In a bid to better tackle terrorist content on the companies' respective platforms, Walker told the United Nations in New York on Wednesday that the forum, which formed earlier this year, has now set a goal of working with 50 smaller tech companies to help them curb online terrorist propaganda.
"On Monday, we hosted dozens of companies for a workshop with our partners under the UN Counter Terrorism Executive Directorate," he said. "There will be a workshop in Brussels in December and another in Indonesia in the coming months. And we are also working to expand the hash-sharing database to smaller companies."
The forum also hopes to determine how governments, tech companies, and civil society can fight back against online radicalisation. Walker revealed that the third and final pillar of the consortium's plan is to work together to find "powerful messages and avenues to reach out to those at greatest risk of radicalisation".
The group of companies announced they would be joining forces last year at the EU Internet Forum to curb terrorist content, specifically promising at the time to build a shared database of unique digital fingerprints -- or hashes -- for violent terrorist imagery, or terrorist recruitment videos and images, which have been removed from their services.
On Wednesday, Walker said the companies are putting their best talent and technology against the task of removing terrorist content and are "doing a better job of sharing breakthroughs with each other", pointing to the forum's hash-sharing database as being an early success.
"We have to deal with these problems at tremendous scale. The haystacks are unimaginably large and the needles are both very small and constantly changing," he explained.
"In recent months we have more than doubled the number of videos we've removed for violent extremism and have located these videos twice as fast."
Between August 2015 and June 2017, Twitter suspended more than 935,000 accounts for the promotion of terrorism. According to a company blog post, during the first half of 2017, over 95 percent of the accounts it removed were detected using its in-house technology.
Facebook, Walker said, is also leveraging artificial intelligence to root out "terrorist clusters" by mapping out pages, posts, and profiles with terrorist material before shutting them down.
"There is no magic computer program that will eliminate online terrorist content, but we are committed to working with everyone in this room [during his UN address] as we continue to ramp up our own efforts to stop terrorists' abuse of our services," Walker added.
Also addressing the UN in New York on Wednesday was Australia's Foreign Minister Julie Bishop, who said Australia is keen to work with communications companies to crack encrypted messages used by terrorists, and congratulated Facebook, Microsoft, Twitter, Google, and YouTube for joining with governments to combat terrorists online.

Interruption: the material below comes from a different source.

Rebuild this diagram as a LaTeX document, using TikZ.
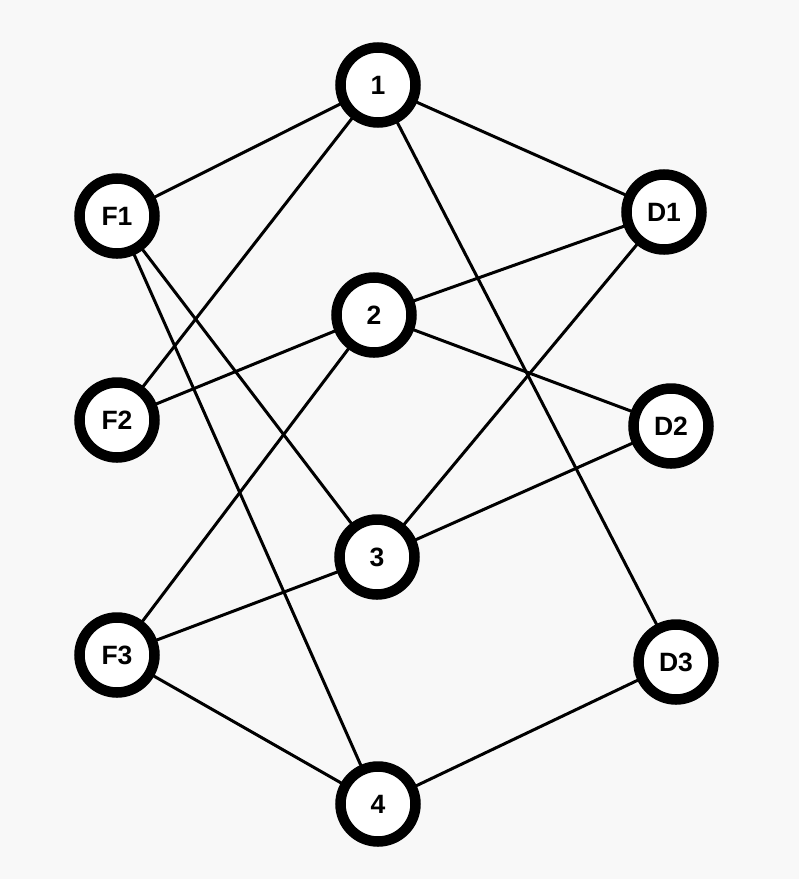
\documentclass[tikz,border=0pt]{standalone}
\usepackage{fontspec}
\setmainfont{Liberation Sans}
\usetikzlibrary{backgrounds}
\definecolor{bg}{RGB}{248,248,248}
\begin{document}
\begin{tikzpicture}[x=1pt,y=-1pt,
  vtx/.style={circle,draw=black,fill=white,line width=10.5pt,minimum size=75pt,inner sep=0pt,font=\fontsize{26.5}{28}\selectfont\bfseries},
  edge/.style={line width=3pt,black}]
\useasboundingbox (0,0) rectangle (799,879);
\node[vtx] (n1) at (378,85) {1};
\node[vtx] (F1) at (117,216) {F1};
\node[vtx] (D1) at (664,212) {D1};
\node[vtx] (n2) at (374,315) {2};
\node[vtx] (F2) at (117,420) {F2};
\node[vtx] (D2) at (671,426) {D2};
\node[vtx] (n3) at (377,557) {3};
\node[vtx] (F3) at (117,655) {F3};
\node[vtx] (D3) at (676,662) {D3};
\node[vtx] (n4) at (378,804) {4};
\begin{scope}[on background layer]
\fill[bg] (0,0) rectangle (799,879);
\foreach \a/\b in {F1/n1,n1/D1,n1/F2,n1/D3,F1/n3,F1/n4,D1/n2,D1/n3,n2/F2,n2/D2,n2/F3,D2/n3,n3/F3,F3/n4,n4/D3}
  \draw[edge] (\a.center) -- (\b.center);
\end{scope}
\end{tikzpicture}
\end{document}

While Australia supports an open, free, and secure internet, Bishop said encrypted messaging apps used by extremist groups are in the Australian government's sights.
"Australia is very keen to work constructively with communications service providers to prevent terrorists from using encryption to hide online," said Bishop, who was expected to hold a bilateral meeting with Microsoft co-founder Bill Gates following the UN proceedings.
"This is a significant challenge as encryption is vital for the protection of many legitimate activities including national security ecommerce and personal privacy."